Fritz Busch volle anche allargare il repertorio del Festival ‘aprendo’ anche a capolavori italiani. Il Don Pasquale di Gaetano Donizetti che andò in scena il 29 giugno del 1938 con tre grandi interpreti italiani: oltre a Salvatore Baccaloni nel ruolo del titolo fanno il loro ingresso a Glyndebourne Mariano Stabile (Fig. 13) Dottor Malatesta e il tenore Dino Borgioli (Fig. 14) Ernesto. Qualche giorno prima, il 21 maggio, era stata la volta del Macbeth di Giuseppe Verdi, opera molto stimata da Busch, che vide protagonista Francesco Valentino nel ruolo del titolo e il soprano croato Vera Schwarz, cantante molto apprezzata anche in alcuni ruoli wagnariani alla quale fu affidata la parte della Lady.
La seconda guerra mondiale, come si può immaginare, oscurò il Festival di Glyndebourne che solo negli anni ’50 riuscì a riemergere dal momento di crisi per raggiungere nuovamente una posizione di preminenza nel panorama musicale internazionale rimasta tale fino ai giorni nostri.
Dopo la guerra il repertorio rappresentato divenne progressivamente molto più ampio. Ci furono diverse prime assolute di opere contemporanee come, nel 1946, The Rape of Lucretia diretta da Ernest Ansermet con Kathleen Ferrier e, nel 1947, Albert Herring di Benjamin Britten diretta dal compositore. Poi nel 1961 Elegy For Young Lovers di Hans Werner Henze diretta da John Pritchard, nel 1970 The Rising of the Moon di Nicholas Maw diretta da Raymond Leppard e nel 1987 The Electrification of the Soviet Union di Nigel Osborne.

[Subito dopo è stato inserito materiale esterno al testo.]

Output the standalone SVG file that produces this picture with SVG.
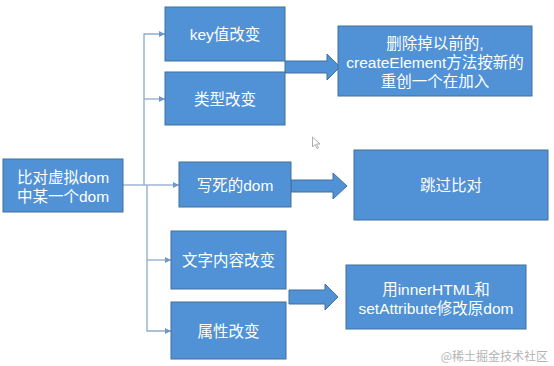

Nel dopoguerra la ripresa del Festival di Glyndebourne fu progressiva e costante. (Fig . 15) Il suo teatro ebbe vari successivi rifacimenti che ne ampliarono la capienza: nel 1977 arrivò a contenere 850 spettatori e, dal 1993, dopo un rifacimento radicale la sala ne contiene 1200.
Oggi il Festival di Glindebourne ha conservato tutti i pregi dell’organizzazione proveniente dalla sua tradizione lunga poco meno di novanta anni seguita ad ogni sua edizione da migliaia di spettatori che possono godere di una intensa programmazione che supera, temporalmente, gli originari mesi di maggio e giugno per spingersi fino ad agosto per un repertorio che supera i confini del repertorio che, ad oggi, è divenuto veramente sconfinato. Connettendosi al sito, molto ben fatto, del festival si può approfittare, innanzi tutto, del loro minuzioso archivio che copre, con precisione, gli spettacoli dalle origini ad oggi e si possono avere, poi, tutte le informazioni circa gli spettacoli programmati e le notizie necessarie per assistere alle rappresentazioni ivi comprese le disposizioni per la scelta dell’abbigliamento.
Rimane senza dubbio un festival dagli alti costi per gli spettatori, forse l’unico inconveniente di una manifestazione che dovrebbe essere in linea con l’elemento ‘popolare’ che la musica di tutti i tempi possiede. Esaminando, però, le proposte musicali è senza dubbio di gran livello artistico.